Dunque, si riparla dell’Ulivo. E sicuramente è una bella notizia perchè significa, almeno solo a  livello simbolico ed emotivo, ricordare una bella stagione della politica italiana. Una stagione  caratterizzata da un vero progetto politico, anche se poi miseramente fallito, e dal protagonismo  di culture politiche che avevano contribuito a costruire e a consolidare la democrazia italiana. Un  progetto politico che concise anche con il “ritorno” della politica dopo una fase difficile e  complessa che aveva raso al suolo tutti i partiti che avevano governato il nostro paese per quasi  50 anni. A cominciare dalla vicenda che aveva coinvolto e caratterizzato la Democrazia Cristiana,  e cioè il partito italiano che aveva contribuito, con la sua presenza, con la sua cultura di governo,  con la sua cultura politica e soprattutto con la sua classe dirigente, a definire e a permeare il  sistema politico italiano. 

E quindi, l’Ulivo era sinonimo di culture politiche riformiste, di alleanza politica imperniata attorno  ad un progetto di governo e con partiti che incarnavano una autentica storia politica e una  tradizione ideale. 

Ora, pare che si voglia rilanciare il progetto dell’Ulivo nell’agone politico contemporaneo, seppur  con partiti profondamente diversi e con un progetto politico ancora tutto da definire e da  costruire. 

Ma, al di là del progetto politico che sarà riproposto, è indubbio che le costanti che l’avevano  caratterizzato a metà degli anni ‘90 non avranno più cittadinanza alcuna nella stagione  contemporanea. E questo almeno p tre elementi. Innanzitutto le culture politiche. Il progetto,  almeno così pare di capire, poggerebbe sull’apporto decisivo e determinante del partito  antisistema, anti politico, demagogico e populista per eccellenza, cioè il partito di Grillo. Anche se  con l’ultima torsione, dopo il lungo pellegrinaggio trasformista, lo dipinge addirittura come un  movimento “liberal moderato” anche se sempre interprete di un “populismo dolce”. Uno scenario  impensabile nella concreta esperienza del primo Ulivo. In secondo luogo la classe dirigente. Su  questo versante è superfluo ogni commento rispetto alla esperienza del passato talmente è  profonda la differenza di qualità. In ultimo il progetto di governo. Se nel 1996 il filo rosso che  giustificava la scommessa politica era prevalentemente quello di disegnare un progetto di  governo certamente alternativo al centro destra ma fortemente propositivo e capace di dispiegare  una autentica cultura riformista, oggi si tratta prevalentemente di mettere in piedi una coalizione  “contro” qualcuno. Nel caso specifico contro Salvini e la Lega. E quindi un progetto politico e di  governo che si caratterizza per l’avversità implacabile contro l’avversario di turno e per giustificare  la vocazione “governista” della sinistra. 

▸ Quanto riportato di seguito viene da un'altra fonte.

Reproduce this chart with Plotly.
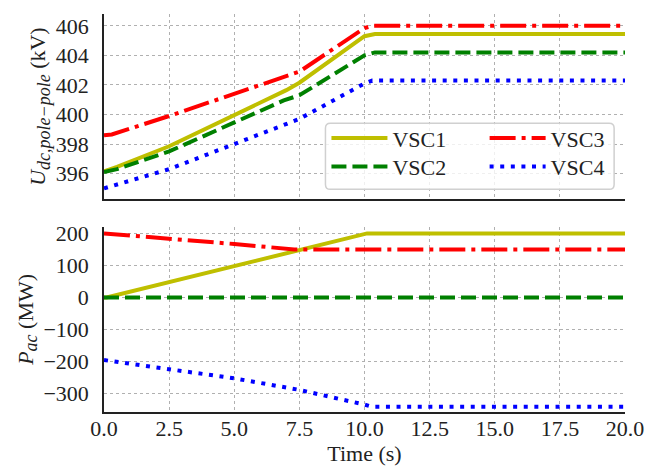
import plotly.graph_objects as go

# ---------------- data ----------------
names = ["VSC1", "VSC2", "VSC3", "VSC4"]

# DC pole-pole voltage (kV)
t_u1 = [0.0, 0.5, 2.5, 5.0, 7.0, 7.5, 10.0, 10.4, 20.0]
u_vsc1 = [396.15, 396.45, 397.85, 399.95, 401.65, 402.15, 405.3, 405.45, 405.45]
t_u2 = [0.0, 0.5, 2.5, 5.0, 6.9, 7.5, 10.0, 10.4, 20.0]
u_vsc2 = [396.1, 396.3, 397.5, 399.45, 400.95, 401.3, 404.0, 404.2, 404.2]
t_u3 = [0.0, 0.3, 2.5, 5.0, 7.5, 10.0, 10.3, 20.0]
u_vsc3 = [398.6, 398.65, 399.9, 401.4, 402.9, 405.85, 406.0, 406.0]
t_u4 = [0.0, 2.5, 5.0, 7.5, 10.0, 10.3, 20.0]
u_vsc4 = [395.0, 396.3, 398.0, 399.7, 402.1, 402.3, 402.3]

# AC active power (MW)
t_p1 = [0.0, 0.1, 10.1, 20.0]
p_vsc1 = [0, 0, 200, 200]
t_p2 = [0.0, 20.0]
p_vsc2 = [0, 0]
t_p3 = [0.0, 2.5, 5.0, 7.3, 20.0]
p_vsc3 = [200, 184.6, 167, 150, 150]
t_p4 = [0.0, 2.5, 5.0, 7.5, 8.75, 10.0, 10.3, 20.0]
p_vsc4 = [-195, -223, -252, -288, -310, -334, -341, -341]

x_ticks = [0, 2.5, 5, 7.5, 10, 12.5, 15, 17.5, 20]
u_ticks = [396, 398, 400, 402, 404, 406]
p_ticks = [-300, -200, -100, 0, 100, 200]

# ---------------- styles ----------------
colors = {"VSC1": "#bfbf00", "VSC2": "#008000", "VSC3": "#ff0000", "VSC4": "#0000ff"}
dashes = {"VSC1": "solid", "VSC2": "15px,6px", "VSC3": "26px,6px,4px,6px", "VSC4": "4px,6.6px"}
legend_of = {"VSC1": "legend", "VSC2": "legend2", "VSC3": "legend3", "VSC4": "legend4"}
LW = 4
FONT = "Liberation Serif, Times New Roman, serif"
FS = 22

u_data = {"VSC1": (t_u1, u_vsc1), "VSC2": (t_u2, u_vsc2), "VSC3": (t_u3, u_vsc3), "VSC4": (t_u4, u_vsc4)}
p_data = {"VSC1": (t_p1, p_vsc1), "VSC2": (t_p2, p_vsc2), "VSC3": (t_p3, p_vsc3), "VSC4": (t_p4, p_vsc4)}

fig = go.Figure()
for n in names:
    tx, ty = u_data[n]
    fig.add_trace(go.Scatter(x=tx, y=ty, mode="lines", name=n, legend=legend_of[n],
                             line=dict(color=colors[n], width=LW, dash=dashes[n]),
                             xaxis="x", yaxis="y", showlegend=True))
for n in names:
    tx, ty = p_data[n]
    fig.add_trace(go.Scatter(x=tx, y=ty, mode="lines", name=n,
                             line=dict(color=colors[n], width=LW, dash=dashes[n]),
                             xaxis="x2", yaxis="y2", showlegend=False))

base = dict(showgrid=True, gridcolor="#b0b0b0", gridwidth=1, griddash="dot",
            zeroline=False, showline=True, linecolor="#222", linewidth=1.5,
            tickcolor="rgba(0,0,0,0)",
            tickfont=dict(family=FONT, size=FS, color="#222"))
xgrid = dict(base, ticks="outside", ticklen=1, ticklabelstandoff=-5)
ygrid = dict(base, ticks="outside", ticklen=9)

# pixel -> paper (plot-area fraction) helpers for legend placement
PL, PR, PT, PB = 104, 631, 8, 412
W, H = PR - PL, PB - PT
def px_x(v):
    return (v - PL) / W
def px_y(v):
    return (PB - v) / H

leg_common = dict(orientation="v", yanchor="top", xanchor="left",
                  bgcolor="rgba(0,0,0,0)", borderwidth=0, itemwidth=56,
                  font=dict(family=FONT, size=FS, color="#222"))

# rounded legend frame
fx0, fx1, fy0, fy1, r = 328, 620, 119, 186, 5
frame = (f"M{px_x(fx0 + r)},{px_y(fy0)} L{px_x(fx1 - r)},{px_y(fy0)} "
         f"Q{px_x(fx1)},{px_y(fy0)} {px_x(fx1)},{px_y(fy0 + r)} "
         f"L{px_x(fx1)},{px_y(fy1 - r)} Q{px_x(fx1)},{px_y(fy1)} {px_x(fx1 - r)},{px_y(fy1)} "
         f"L{px_x(fx0 + r)},{px_y(fy1)} Q{px_x(fx0)},{px_y(fy1)} {px_x(fx0)},{px_y(fy1 - r)} "
         f"L{px_x(fx0)},{px_y(fy0 + r)} Q{px_x(fx0)},{px_y(fy0)} {px_x(fx0 + r)},{px_y(fy0)} Z")

row1, row2 = 136.7, 165.7
off = 24

u_title = "<i>U</i><sub><span style='font-size:18px'><i>dc,pole−pole</i></span></sub> (kV)"
p_title = "<i>P</i><sub><span style='font-size:18px'><i>ac</i></span></sub> (MW)"

fig.update_layout(
    width=652, height=473,
    margin=dict(l=PL, r=652 - PR, t=PT, b=473 - PB),
    paper_bgcolor="white", plot_bgcolor="white",
    font=dict(family=FONT, size=FS, color="#222"),
    xaxis=dict(domain=[0, 1], anchor="y", range=[0, 20], tickvals=x_ticks,
               showticklabels=False, matches="x2", **xgrid),
    yaxis=dict(domain=[0.5347, 1], anchor="x", range=[394.27, 406.8], tickvals=u_ticks,
               title=dict(text=u_title, font=dict(family=FONT, size=FS), standoff=4), **ygrid),
    xaxis2=dict(domain=[0, 1], anchor="y2", range=[0, 20], tickvals=x_ticks,
                tickformat=".1f",
                title=dict(text="Time (s)", font=dict(family=FONT, size=FS), standoff=0), **xgrid),
    yaxis2=dict(domain=[0, 0.4653], anchor="x2", range=[-357, 220.6], tickvals=p_ticks,
                title=dict(text=p_title, font=dict(family=FONT, size=FS), standoff=4), **ygrid),
    legend=dict(leg_common, x=px_x(329), y=px_y(row1 - off)),
    legend2=dict(leg_common, x=px_x(329), y=px_y(row2 - off)),
    legend3=dict(leg_common, x=px_x(489), y=px_y(row1 - off)),
    legend4=dict(leg_common, x=px_x(489), y=px_y(row2 - off)),
    shapes=[dict(type="path", xref="paper", yref="paper", layer="above", path=frame,
                 line=dict(color="#d0d0d0", width=1.5),
                 fillcolor="rgba(255,255,255,0.8)")],
)

fig.write_html("out.html", config={"displayModeBar": False},
               post_script="document.body.style.margin='0px';")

Ecco perchè, forse, è arrivato anche il momento – almeno per chi continua a credere nel progetto  ulivista – di rileggere, seppur criticamente, l’esperienza dell’Ulivo del passato per costruire, oggi,  una coalizione vera e politicamente credibile che non si riduca ad essere solo un pallottoliere  contro il nemico giurato e accusato di ogni nefandezza.